Mukesh D. Ambani, Chairman and Managing Director, Reliance Industries, said, “I am confident that Reliance’s New Energy business will play a pivotal role in the global movement for adoption of cleaner fuels.”
A Niti Aayog report highlighted how CCUS has an important role to play in decarbonising India’s power sector, given its reliance on coal for meeting over 70% of its electricity needs.
It identified several promising utilisation pathways including green urea – which can be produced from captured CO2 and green hydrogen, which can replace or complement traditional LNG/natural gas based production and import of ammonia and urea; and in F&B applications, across carbonated drinks, dry ice and modified atmosphere packaging.

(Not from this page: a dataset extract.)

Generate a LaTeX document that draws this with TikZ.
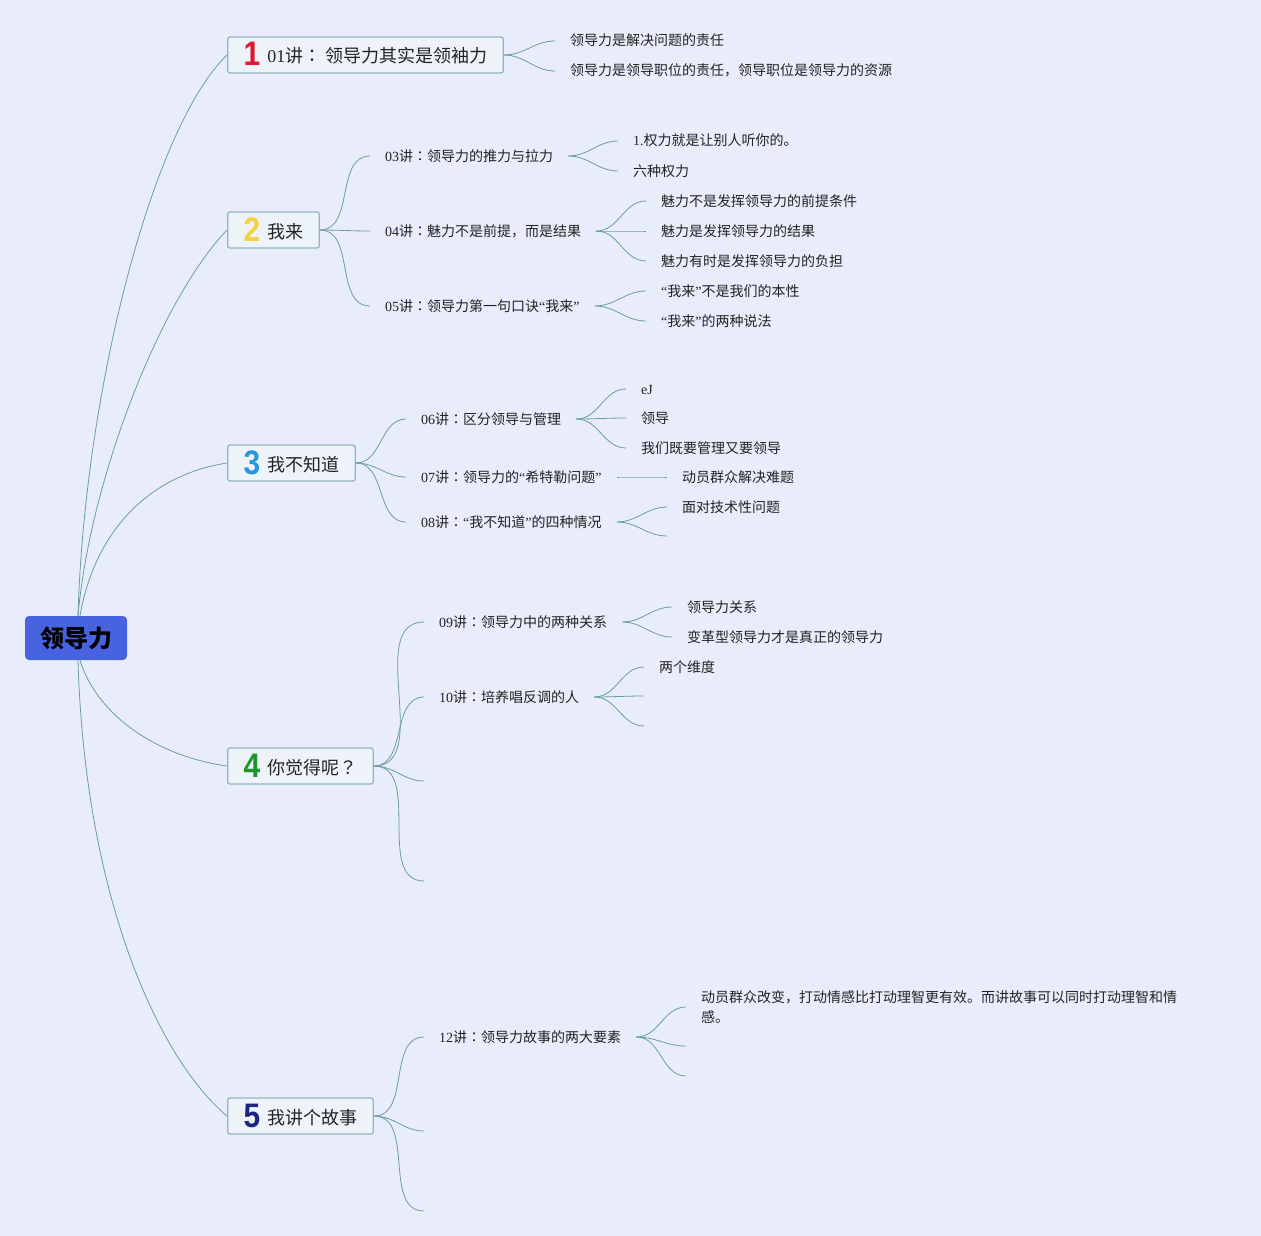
\documentclass[tikz,border=0pt]{standalone}
\usepackage{fontspec}
\usepackage{graphicx}
\usepackage{xcolor}
\setmainfont{Noto Sans CJK SC}
\newfontfamily\enfont{Liberation Serif}
\newfontfamily\numfont{Liberation Sans}
\newfontfamily\punctfont{Noto Sans CJK TC}
\definecolor{bgblue}{RGB}{233, 237, 251}
\definecolor{rootblue}{RGB}{72, 99, 224}
\definecolor{boxfill}{RGB}{238, 243, 250}
\definecolor{boxline}{RGB}{145, 182, 188}
\definecolor{linkteal}{RGB}{104, 158, 158}
\definecolor{txtgray}{RGB}{35, 35, 35}
\definecolor{numred}{RGB}{222, 25, 45}
\definecolor{numyellow}{RGB}{244, 210, 60}
\definecolor{numblue}{RGB}{38, 150, 222}
\definecolor{numgreen}{RGB}{28, 150, 40}
\definecolor{numnavy}{RGB}{28, 38, 130}
\newcommand{\entxt}[1]{{\enfont #1}}
\newcommand{\zhp}[1]{{\punctfont #1}}
\newcommand{\bignum}[2]{\raisebox{-3pt}{\color{#1}\numfont\bfseries\fontsize{34}{34}\selectfont\scalebox{0.88}[1]{#2}}\hspace{7pt}}

\begin{document}
\begin{tikzpicture}[x=1pt, y=-1pt,
  link/.style={linkteal, line width=0.8pt},
  branch/.style={link, out=0, in=180},
  root/.style={fill=rootblue, rounded corners=4pt, minimum width=102pt, minimum height=44pt,
    font=\bfseries\fontsize{24}{24}\selectfont, text=black},
  topic/.style={draw=boxline, line width=1.3pt, fill=boxfill, rounded corners=2.5pt, anchor=west,
    minimum height=36pt, inner xsep=16pt, inner ysep=0pt, text height=20pt, text depth=4pt,
    font=\fontsize{18}{18}\selectfont, text=txtgray},
  sub/.style={anchor=west, inner xsep=15pt, inner ysep=0pt, font=\fontsize{14}{20}\selectfont, text=txtgray},
  leaf/.style={sub, text height=1em, text depth=0pt}]
  % Canvas
  \fill[bgblue] (0,0) rectangle (1261,1236);
  \useasboundingbox (0,0) rectangle (1261,1236);
  % Root and main topics
  \node[root] (root) at (76,638) {领导力};
  \node[topic] (t1) at (227,55) {\bignum{numred}{1}\entxt{01}讲\zhp{：}\hspace{4pt}领导力其实是领袖力};
  \node[topic] (t2) at (227,230) {\bignum{numyellow}{2}我来};
  \node[topic] (t3) at (227,463) {\bignum{numblue}{3}我不知道};
  \node[topic] (t4) at (227,766) {\bignum{numgreen}{4}你觉得呢\zhp{？}};
  \node[topic] (t5) at (227,1116) {\bignum{numnavy}{5}我讲个故事};
  \draw[link] ([xshift=2pt]root.north) .. controls (84,400) and (150,130) .. (t1.west);
  \draw[link] ([xshift=2pt]root.north) .. controls (90,480) and (160,300) .. (t2.west);
  \draw[link] ([xshift=4pt]root.north) .. controls (95,530) and (150,475) .. (t3.west);
  \draw[link] ([xshift=4pt]root.south) .. controls (95,710) and (150,755) .. (t4.west);
  \draw[link] ([xshift=2pt]root.south) .. controls (85,900) and (160,1060) .. (t5.west);
  % Topic 1
  \node[leaf] (a1) at (555,41) {领导力是解决问题的责任};
  \node[leaf] (a2) at (555,71) {领导力是领导职位的责任，领导职位是领导力的资源};
  \foreach \c in {a1,a2} \draw[branch] (t1.east) to (\c.west);
  % Topic 2
  \node[leaf] (b1) at (370,156) {\entxt{03}讲\zhp{：}领导力的推力与拉力};
  \node[leaf] (b2) at (370,231) {\entxt{04}讲\zhp{：}魅力不是前提，而是结果};
  \node[leaf] (b3) at (370,306) {\entxt{05}讲\zhp{：}领导力第一句口诀\entxt{“}我来\entxt{”}};
  \foreach \c in {b1,b2,b3} \draw[branch] (t2.east) to (\c.west);
  \node[leaf] (b11) at (618,141) {\entxt{1.}权力就是让别人听你的。};
  \node[leaf] (b12) at (618,171) {六种权力};
  \foreach \c in {b11,b12} \draw[branch] (b1.east) to (\c.west);
  \node[leaf] (b21) at (646,201) {魅力不是发挥领导力的前提条件};
  \node[leaf] (b22) at (646,231) {魅力是发挥领导力的结果};
  \node[leaf] (b23) at (646,261) {魅力有时是发挥领导力的负担};
  \foreach \c in {b21,b22,b23} \draw[branch] (b2.east) to (\c.west);
  \node[leaf] (b31) at (646,291) {\entxt{“}我来\entxt{”}不是我们的本性};
  \node[leaf] (b32) at (646,321) {\entxt{“}我来\entxt{”}的两种说法};
  \foreach \c in {b31,b32} \draw[branch] (b3.east) to (\c.west);
  % Topic 3
  \node[leaf] (c1) at (406,419) {\entxt{06}讲\zhp{：}区分领导与管理};
  \node[leaf] (c2) at (406,477) {\entxt{07}讲\zhp{：}领导力的\entxt{“}希特勒问题\entxt{”}};
  \node[leaf] (c3) at (406,522) {\entxt{08}讲\zhp{：}\entxt{“}我不知道\entxt{”}的四种情况};
  \foreach \c in {c1,c2,c3} \draw[branch] (t3.east) to (\c.west);
  \node[leaf] (c11) at (626,389) {\entxt{eJ}};
  \node[leaf] (c12) at (626,418) {领导};
  \node[leaf] (c13) at (626,448) {我们既要管理又要领导};
  \foreach \c in {c11,c12,c13} \draw[branch] (c1.east) to (\c.west);
  \node[leaf] (c21) at (667,477) {动员群众解决难题};
  \draw[branch] (c2.east) to (c21.west);
  \node[leaf] (c31) at (667,507) {面对技术性问题};
  \coordinate (c32) at (667,536);
  \draw[branch] (c3.east) to (c31.west);
  \draw[branch] (c3.east) to (c32);
  % Topic 4
  \node[leaf] (d1) at (424,622) {\entxt{09}讲\zhp{：}领导力中的两种关系};
  \node[leaf] (d2) at (424,697) {\entxt{10}讲\zhp{：}培养唱反调的人};
  \coordinate (d3) at (424,781);
  \coordinate (d4) at (424,881);
  \foreach \c in {d1.west,d2.west,d3,d4} \draw[branch] (t4.east) to (\c);
  \node[leaf] (d11) at (672,607) {领导力关系};
  \node[leaf] (d12) at (672,637) {变革型领导力才是真正的领导力};
  \foreach \c in {d11,d12} \draw[branch] (d1.east) to (\c.west);
  \node[leaf] (d21) at (644,667) {两个维度};
  \coordinate (d22) at (644,696);
  \coordinate (d23) at (644,726);
  \foreach \c in {d21.west,d22,d23} \draw[branch] (d2.east) to (\c);
  % Topic 5
  \node[leaf] (e1) at (424,1037) {\entxt{12}讲\zhp{：}领导力故事的两大要素};
  \coordinate (e2) at (424,1131);
  \coordinate (e3) at (424,1211);
  \foreach \c in {e1.west,e2,e3} \draw[branch] (t5.east) to (\c);
  \node[sub, align=left] (e11) at (686,1007)
    {动员群众改变，打动情感比打动理智更有效。而讲故事可以同时打动理智和情\\感。};
  \coordinate (e12) at (686,1046);
  \coordinate (e13) at (686,1076);
  \foreach \c in {e11.west,e12,e13} \draw[branch] (e1.east) to (\c);
\end{tikzpicture}
\end{document}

India’s urea production is about 24 Mtpa.
Other sectors with potential for utilisation include building materials, involving concrete curing and aggregate formation, where CO2 is injected in a liquid state without conversion, thus reducing energy requirements; and in chemicals (methanol and ethanol), where conversion of CO2 is proven at commercial scale.
Conversion of CO2 to various polymers, including bioplastics, presents another utilisation route, as does Enhanced Oil Recovery (EOR); for carbon capture projects in India with proximity to oil fields, CO2 EOR can play a role in residual oil extraction.
India’s power and industrial sectors are sure to remain in the sustainable spotlight, since they contributed around 1,600 Mtpa of CO2 emissions (around 60%) out of the total emissions of 2,600 mtpa in 2020.